> [What is required]: Reproduce exactly the lines below, from the first one through the line containing "import seaborn as sns", and omit any pictures.

> [Raw data]:
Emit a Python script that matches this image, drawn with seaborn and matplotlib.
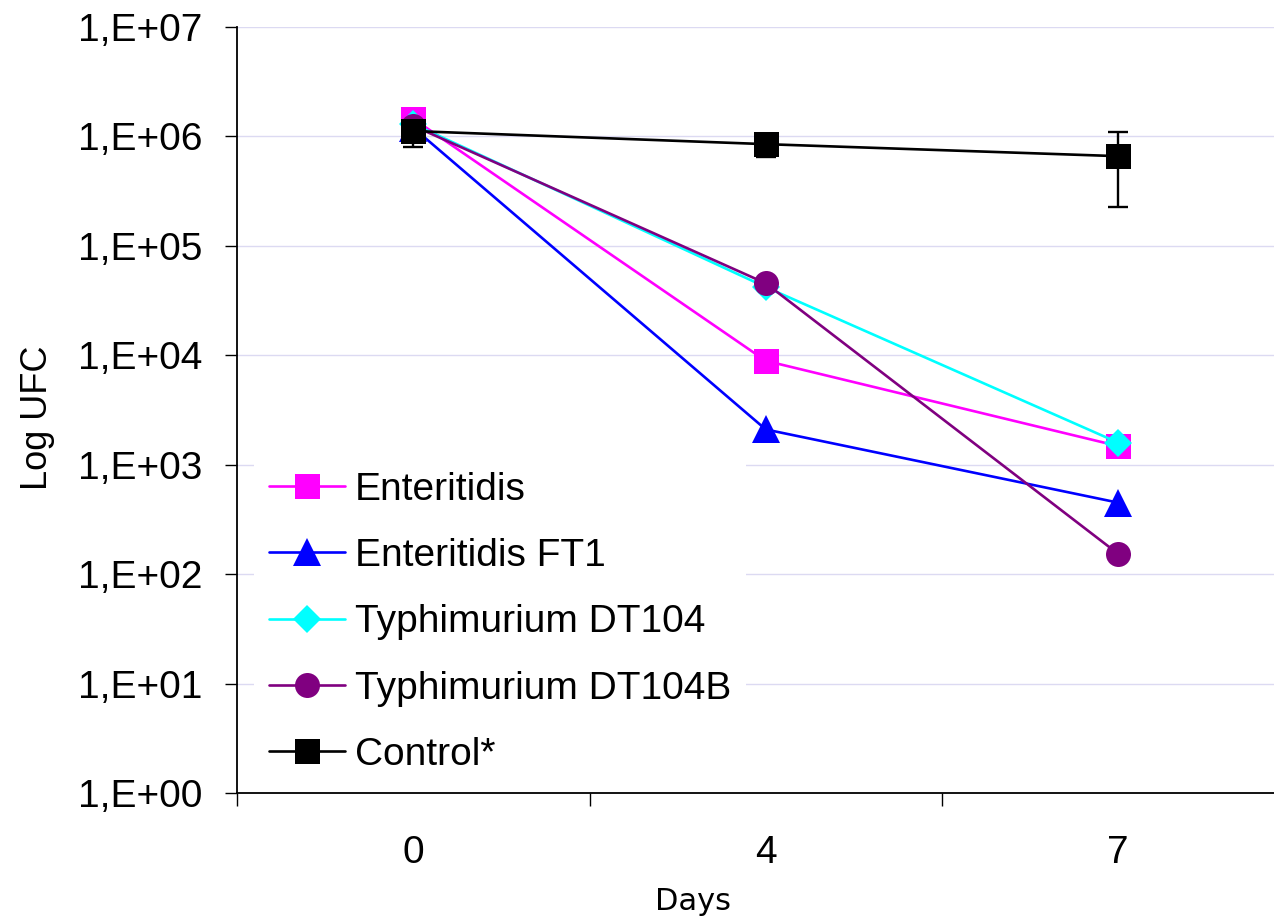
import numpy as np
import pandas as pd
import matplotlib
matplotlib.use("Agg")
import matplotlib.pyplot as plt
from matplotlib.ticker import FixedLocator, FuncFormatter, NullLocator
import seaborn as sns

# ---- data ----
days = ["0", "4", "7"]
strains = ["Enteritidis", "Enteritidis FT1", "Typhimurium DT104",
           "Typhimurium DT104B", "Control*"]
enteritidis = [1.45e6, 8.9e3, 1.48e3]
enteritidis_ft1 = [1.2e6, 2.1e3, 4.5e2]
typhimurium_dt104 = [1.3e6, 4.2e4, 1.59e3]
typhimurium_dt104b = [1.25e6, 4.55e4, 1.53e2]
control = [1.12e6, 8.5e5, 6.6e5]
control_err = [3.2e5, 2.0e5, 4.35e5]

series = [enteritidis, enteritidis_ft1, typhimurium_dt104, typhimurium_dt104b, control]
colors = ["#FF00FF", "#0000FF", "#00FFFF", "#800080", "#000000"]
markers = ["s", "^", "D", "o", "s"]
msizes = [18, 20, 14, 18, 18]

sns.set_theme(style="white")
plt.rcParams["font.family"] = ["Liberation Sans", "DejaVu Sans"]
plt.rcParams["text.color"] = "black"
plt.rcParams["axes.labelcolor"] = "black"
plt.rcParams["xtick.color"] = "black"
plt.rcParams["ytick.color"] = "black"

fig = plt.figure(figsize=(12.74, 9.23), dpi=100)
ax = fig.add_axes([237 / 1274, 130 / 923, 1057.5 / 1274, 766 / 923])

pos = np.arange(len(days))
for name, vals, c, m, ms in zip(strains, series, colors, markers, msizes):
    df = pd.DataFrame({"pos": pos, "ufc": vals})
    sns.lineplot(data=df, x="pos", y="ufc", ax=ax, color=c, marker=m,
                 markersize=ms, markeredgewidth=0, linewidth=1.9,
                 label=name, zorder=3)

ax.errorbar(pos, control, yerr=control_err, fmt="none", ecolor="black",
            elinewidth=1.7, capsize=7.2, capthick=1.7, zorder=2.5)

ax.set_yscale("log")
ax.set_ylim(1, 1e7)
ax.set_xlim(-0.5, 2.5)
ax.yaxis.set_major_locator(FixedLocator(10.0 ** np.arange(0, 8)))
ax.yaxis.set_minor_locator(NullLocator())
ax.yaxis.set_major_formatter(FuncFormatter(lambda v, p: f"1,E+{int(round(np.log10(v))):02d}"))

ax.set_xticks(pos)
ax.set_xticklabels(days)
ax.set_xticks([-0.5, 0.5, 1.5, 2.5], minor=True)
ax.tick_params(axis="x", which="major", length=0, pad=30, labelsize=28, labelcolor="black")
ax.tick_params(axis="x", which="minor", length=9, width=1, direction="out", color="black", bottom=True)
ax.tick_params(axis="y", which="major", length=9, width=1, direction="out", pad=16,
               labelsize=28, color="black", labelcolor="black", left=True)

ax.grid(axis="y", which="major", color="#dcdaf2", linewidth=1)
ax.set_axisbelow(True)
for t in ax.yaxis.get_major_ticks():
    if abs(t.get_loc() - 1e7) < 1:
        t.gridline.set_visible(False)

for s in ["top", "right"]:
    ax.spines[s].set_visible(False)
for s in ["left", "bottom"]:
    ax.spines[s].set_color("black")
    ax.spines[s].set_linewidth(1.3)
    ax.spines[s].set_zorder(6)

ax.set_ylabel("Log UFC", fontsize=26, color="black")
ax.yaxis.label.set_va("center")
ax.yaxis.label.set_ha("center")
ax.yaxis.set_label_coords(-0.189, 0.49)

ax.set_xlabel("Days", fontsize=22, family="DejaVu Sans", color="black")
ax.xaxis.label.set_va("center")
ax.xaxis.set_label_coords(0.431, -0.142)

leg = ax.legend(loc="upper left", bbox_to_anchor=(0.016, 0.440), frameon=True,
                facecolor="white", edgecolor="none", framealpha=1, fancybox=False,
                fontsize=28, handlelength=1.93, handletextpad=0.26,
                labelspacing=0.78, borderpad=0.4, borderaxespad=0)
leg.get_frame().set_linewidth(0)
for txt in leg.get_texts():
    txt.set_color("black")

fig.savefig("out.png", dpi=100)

> [Exercise result]:
Emit a Python script that matches this image, drawn with seaborn and matplotlib.
import numpy as np
import pandas as pd
import matplotlib
matplotlib.use("Agg")
import matplotlib.pyplot as plt
from matplotlib.ticker import FixedLocator, FuncFormatter, NullLocator
import seaborn as sns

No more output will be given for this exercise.